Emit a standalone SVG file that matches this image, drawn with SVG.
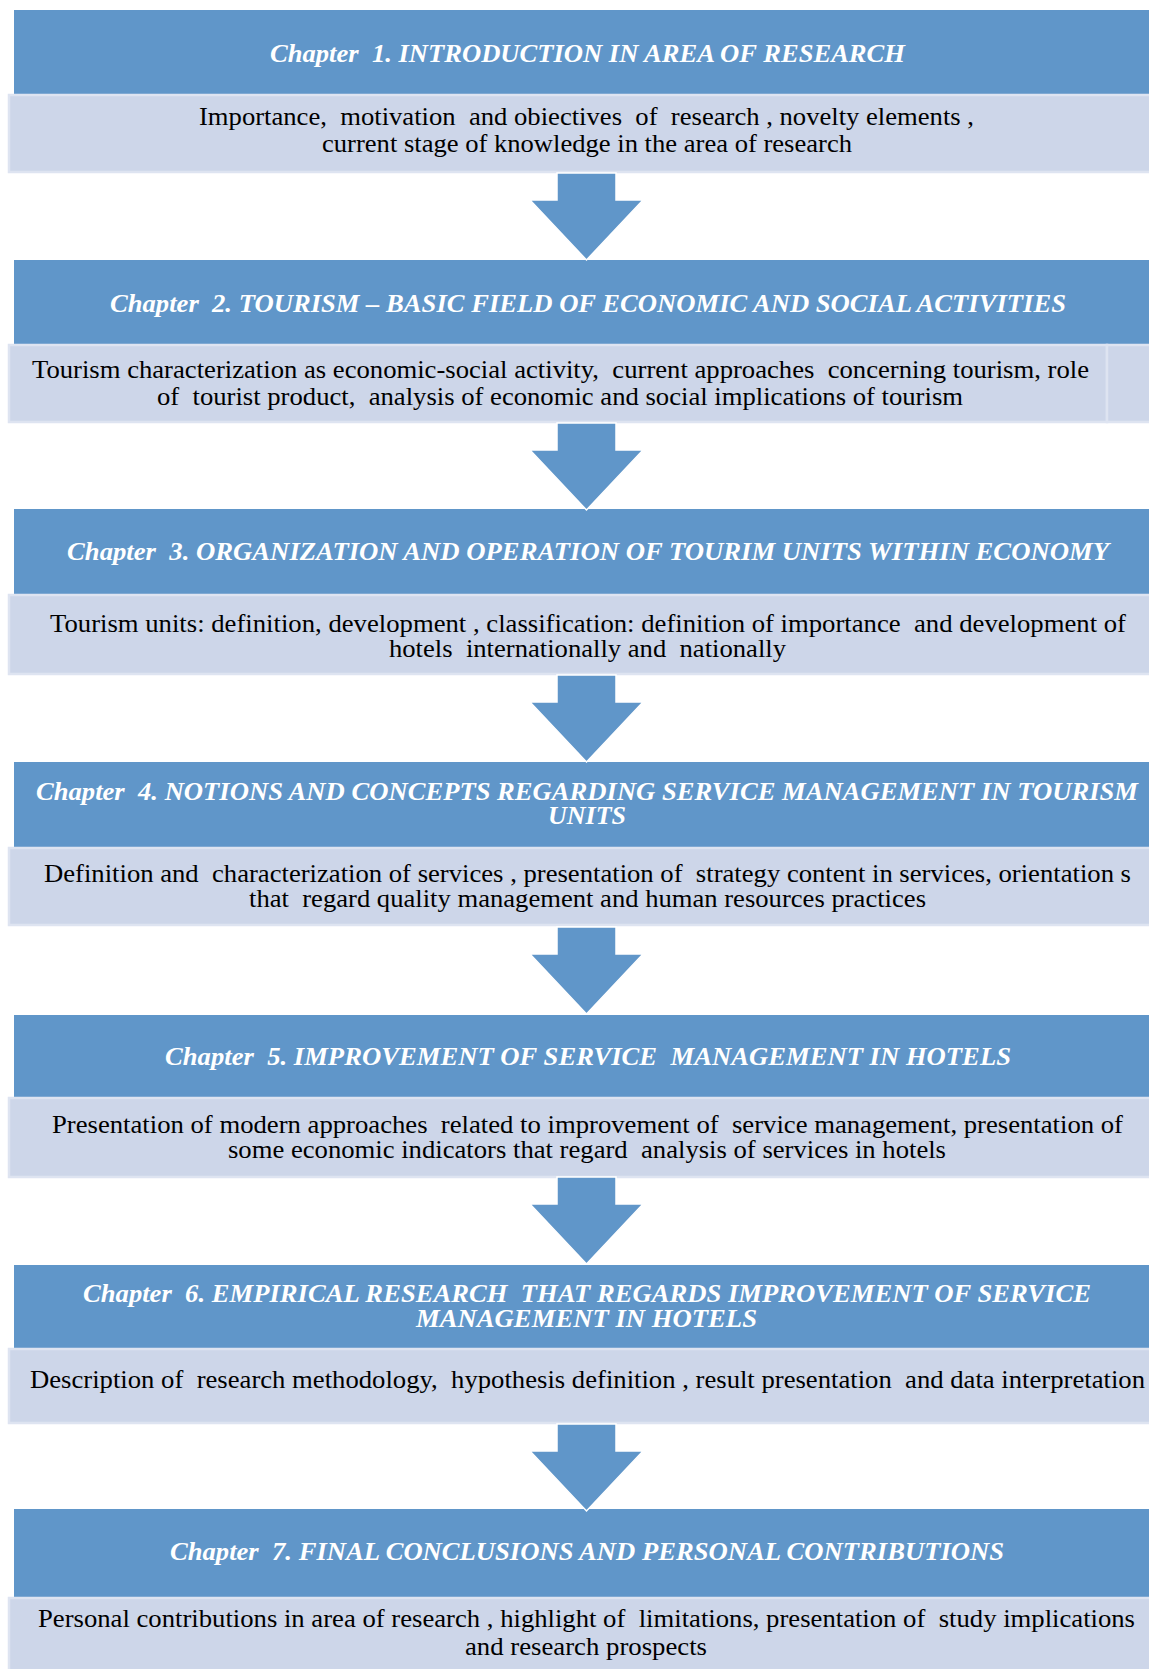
<svg xmlns="http://www.w3.org/2000/svg" width="1149" height="1669" viewBox="0 0 1149 1669" xml:space="preserve">
  <style>
    .hdr { fill: #6096C9; }
    .body { fill: #CDD6E9; stroke: #DEE4F1; stroke-width: 2.5; }
    .arrow { fill: #6096C9; stroke: #FFFFFF; stroke-width: 1.5; stroke-linejoin: miter; }
    .ht { font-family: "Liberation Serif", "Times New Roman", serif; font-size: 26px; font-weight: bold; font-style: italic; fill: #FFFFFF; white-space: pre; }
    .bt { font-family: "Liberation Serif", "Times New Roman", serif; font-size: 26px; fill: #000000; white-space: pre; }
  </style>
  <defs>
    <!-- block arrow pointing down, tip at origin -->
    <path id="down" d="M -29.5 -87 L 29.5 -87 L 29.5 -60 L 56.5 -60 L 0 0 L -56.5 -60 L -29.5 -60 Z"/>
  </defs>
  <rect width="1149" height="1669" fill="#FFFFFF"/>

  <!-- chapter blocks -->
  <g id="chapter1">
    <rect class="hdr" x="14" y="10" width="1140" height="84"/>
    <rect class="body" x="9" y="95" width="1145" height="77"/>
    <text class="ht" x="270" y="62" textLength="635" lengthAdjust="spacingAndGlyphs">Chapter  1. INTRODUCTION IN AREA OF RESEARCH</text>
    <text class="bt" x="199" y="125" textLength="775" lengthAdjust="spacingAndGlyphs">Importance,  motivation  and obiectives  of  research , novelty elements ,</text>
    <text class="bt" x="322" y="152" textLength="530" lengthAdjust="spacingAndGlyphs">current stage of knowledge in the area of research</text>
  </g>

  <g id="chapter2">
    <rect class="hdr" x="14" y="260" width="1140" height="84"/>
    <rect class="body" x="9" y="345" width="1098" height="77"/>
    <rect class="body" x="1107" y="345" width="47" height="77"/>
    <text class="ht" x="110" y="312" textLength="956" lengthAdjust="spacingAndGlyphs">Chapter  2. TOURISM – BASIC FIELD OF ECONOMIC AND SOCIAL ACTIVITIES</text>
    <text class="bt" x="32" y="378" textLength="1057" lengthAdjust="spacingAndGlyphs">Tourism characterization as economic-social activity,  current approaches  concerning tourism, role</text>
    <text class="bt" x="157" y="405" textLength="806" lengthAdjust="spacingAndGlyphs">of  tourist product,  analysis of economic and social implications of tourism</text>
  </g>

  <g id="chapter3">
    <rect class="hdr" x="14" y="509" width="1140" height="85"/>
    <rect class="body" x="9" y="595" width="1145" height="79"/>
    <text class="ht" x="67" y="560" textLength="1042" lengthAdjust="spacingAndGlyphs">Chapter  3. ORGANIZATION AND OPERATION OF TOURIM UNITS WITHIN ECONOMY</text>
    <text class="bt" x="50" y="632" textLength="1076" lengthAdjust="spacingAndGlyphs">Tourism units: definition, development , classification: definition of importance  and development of</text>
    <text class="bt" x="389" y="657" textLength="397" lengthAdjust="spacingAndGlyphs">hotels  internationally and  nationally</text>
  </g>

  <g id="chapter4">
    <rect class="hdr" x="14" y="762" width="1140" height="85"/>
    <rect class="body" x="9" y="848" width="1145" height="77"/>
    <text class="ht" x="36" y="800" textLength="1102" lengthAdjust="spacingAndGlyphs">Chapter  4. NOTIONS AND CONCEPTS REGARDING SERVICE MANAGEMENT IN TOURISM</text>
    <text class="ht" x="548" y="824" textLength="78" lengthAdjust="spacingAndGlyphs">UNITS</text>
    <text class="bt" x="44" y="882" textLength="1087" lengthAdjust="spacingAndGlyphs">Definition and  characterization of services , presentation of  strategy content in services, orientation s</text>
    <text class="bt" x="249" y="907" textLength="677" lengthAdjust="spacingAndGlyphs">that  regard quality management and human resources practices</text>
  </g>

  <g id="chapter5">
    <rect class="hdr" x="14" y="1015" width="1140" height="82"/>
    <rect class="body" x="9" y="1098" width="1145" height="79"/>
    <text class="ht" x="165" y="1065" textLength="846" lengthAdjust="spacingAndGlyphs">Chapter  5. IMPROVEMENT OF SERVICE  MANAGEMENT IN HOTELS</text>
    <text class="bt" x="52" y="1133" textLength="1071" lengthAdjust="spacingAndGlyphs">Presentation of modern approaches  related to improvement of  service management, presentation of</text>
    <text class="bt" x="228" y="1158" textLength="718" lengthAdjust="spacingAndGlyphs">some economic indicators that regard  analysis of services in hotels</text>
  </g>

  <g id="chapter6">
    <rect class="hdr" x="14" y="1265" width="1140" height="83"/>
    <rect class="body" x="9" y="1349" width="1145" height="74"/>
    <text class="ht" x="83" y="1302" textLength="1008" lengthAdjust="spacingAndGlyphs">Chapter  6. EMPIRICAL RESEARCH  THAT REGARDS IMPROVEMENT OF SERVICE</text>
    <text class="ht" x="416" y="1327" textLength="341" lengthAdjust="spacingAndGlyphs">MANAGEMENT IN HOTELS</text>
    <text class="bt" x="30" y="1388" textLength="1115" lengthAdjust="spacingAndGlyphs">Description of  research methodology,  hypothesis definition , result presentation  and data interpretation</text>
  </g>

  <g id="chapter7">
    <rect class="hdr" x="14" y="1509" width="1140" height="88"/>
    <rect class="body" x="9" y="1598" width="1145" height="80"/>
    <text class="ht" x="170" y="1560" textLength="834" lengthAdjust="spacingAndGlyphs">Chapter  7. FINAL CONCLUSIONS AND PERSONAL CONTRIBUTIONS</text>
    <text class="bt" x="38" y="1627" textLength="1097" lengthAdjust="spacingAndGlyphs">Personal contributions in area of research , highlight of  limitations, presentation of  study implications</text>
    <text class="bt" x="465" y="1655" textLength="242" lengthAdjust="spacingAndGlyphs">and research prospects</text>
  </g>

  <!-- flow arrows between chapters -->
  <g id="connectors">
    <use href="#down" class="arrow" x="586.5" y="260"/>
    <use href="#down" class="arrow" x="586.5" y="510"/>
    <use href="#down" class="arrow" x="586.5" y="762"/>
    <use href="#down" class="arrow" x="586.5" y="1014"/>
    <use href="#down" class="arrow" x="586.5" y="1264"/>
    <use href="#down" class="arrow" x="586.5" y="1511"/>
  </g>
</svg>
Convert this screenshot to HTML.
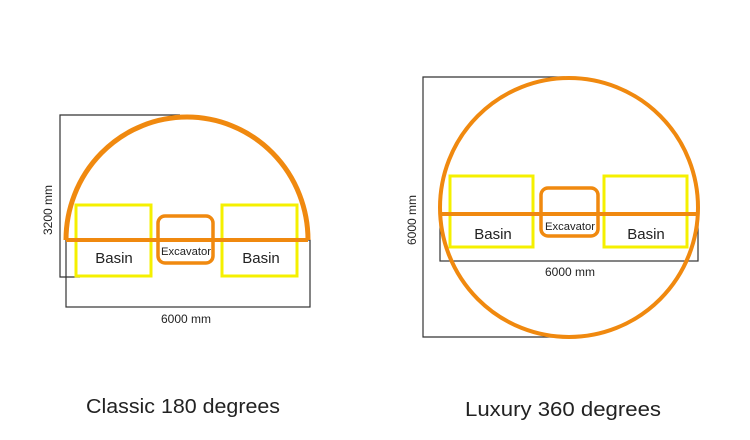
<!DOCTYPE html>
<html><head><meta charset="utf-8"><style>html,body{margin:0;padding:0;background:#fff;}svg{display:block}</style></head>
<body>
<svg width="750" height="440" viewBox="0 0 750 440" xmlns="http://www.w3.org/2000/svg" font-family="Liberation Sans, sans-serif">
<rect width="750" height="440" fill="#fff"/>
<!-- Left diagram -->
<polyline points="180,115 60,115 60,277 80,277" fill="none" stroke="#333" stroke-width="1.2"/>
<rect x="66" y="240" width="244" height="67" fill="none" stroke="#333" stroke-width="1.2"/>
<path d="M66,240 A121,123 0 0 1 308,240" fill="none" stroke="#f0890f" stroke-width="5"/>
<rect x="76" y="205" width="75" height="71" fill="none" stroke="#f5f000" stroke-width="3"/>
<rect x="222" y="205" width="75" height="71" fill="none" stroke="#f5f000" stroke-width="3"/>
<line x1="66" y1="240" x2="308" y2="240" stroke="#f0890f" stroke-width="4"/>
<rect x="158" y="216" width="55" height="47" rx="7" fill="none" stroke="#f0890f" stroke-width="3.5"/>
<text x="114" y="263" font-size="15" text-anchor="middle" fill="#222">Basin</text>
<text x="261" y="263" font-size="15" text-anchor="middle" fill="#222">Basin</text>
<text x="186" y="255" font-size="11" text-anchor="middle" fill="#222" textLength="50" lengthAdjust="spacingAndGlyphs">Excavator</text>
<text x="186" y="323" font-size="12" text-anchor="middle" fill="#222">6000 mm</text>
<text transform="translate(52,210) rotate(-90)" font-size="12" text-anchor="middle" fill="#222">3200 mm</text>
<!-- Right diagram -->
<polyline points="565,77 423,77 423,337 565,337" fill="none" stroke="#333" stroke-width="1.2"/>
<rect x="440" y="214" width="258" height="47" fill="none" stroke="#333" stroke-width="1.2"/>
<rect x="450" y="176" width="83" height="71" fill="none" stroke="#f5f000" stroke-width="3"/>
<rect x="604" y="176" width="83" height="71" fill="none" stroke="#f5f000" stroke-width="3"/>
<ellipse cx="569" cy="207.5" rx="129" ry="129.5" fill="none" stroke="#f0890f" stroke-width="4"/>
<line x1="440" y1="214" x2="698" y2="214" stroke="#f0890f" stroke-width="4"/>
<rect x="541" y="188" width="57" height="48" rx="7" fill="none" stroke="#f0890f" stroke-width="3.5"/>
<text x="493" y="239" font-size="15" text-anchor="middle" fill="#222">Basin</text>
<text x="646" y="239" font-size="15" text-anchor="middle" fill="#222">Basin</text>
<text x="570" y="230" font-size="11" text-anchor="middle" fill="#222" textLength="50" lengthAdjust="spacingAndGlyphs">Excavator</text>
<text x="570" y="276" font-size="12" text-anchor="middle" fill="#222">6000 mm</text>
<text transform="translate(416,220) rotate(-90)" font-size="12" text-anchor="middle" fill="#222">6000 mm</text>
<!-- Captions -->
<text x="183" y="413" font-size="20" text-anchor="middle" fill="#222" textLength="194" lengthAdjust="spacingAndGlyphs">Classic 180 degrees</text>
<text x="563" y="416" font-size="20" text-anchor="middle" fill="#222" textLength="196" lengthAdjust="spacingAndGlyphs">Luxury 360 degrees</text>
</svg>
</body></html>
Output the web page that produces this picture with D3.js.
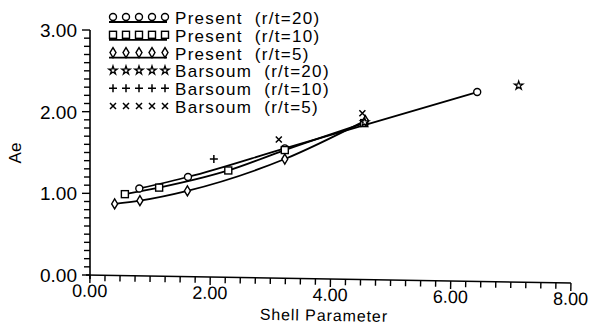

▸ **Set task**
From the listing above, copy every line that includes the word "this".

▸ **The result**
Emit a standalone SVG file that matches this image, drawn with SVG.
Convert this screenshot to HTML.
Output the web page that produces this picture with D3.js.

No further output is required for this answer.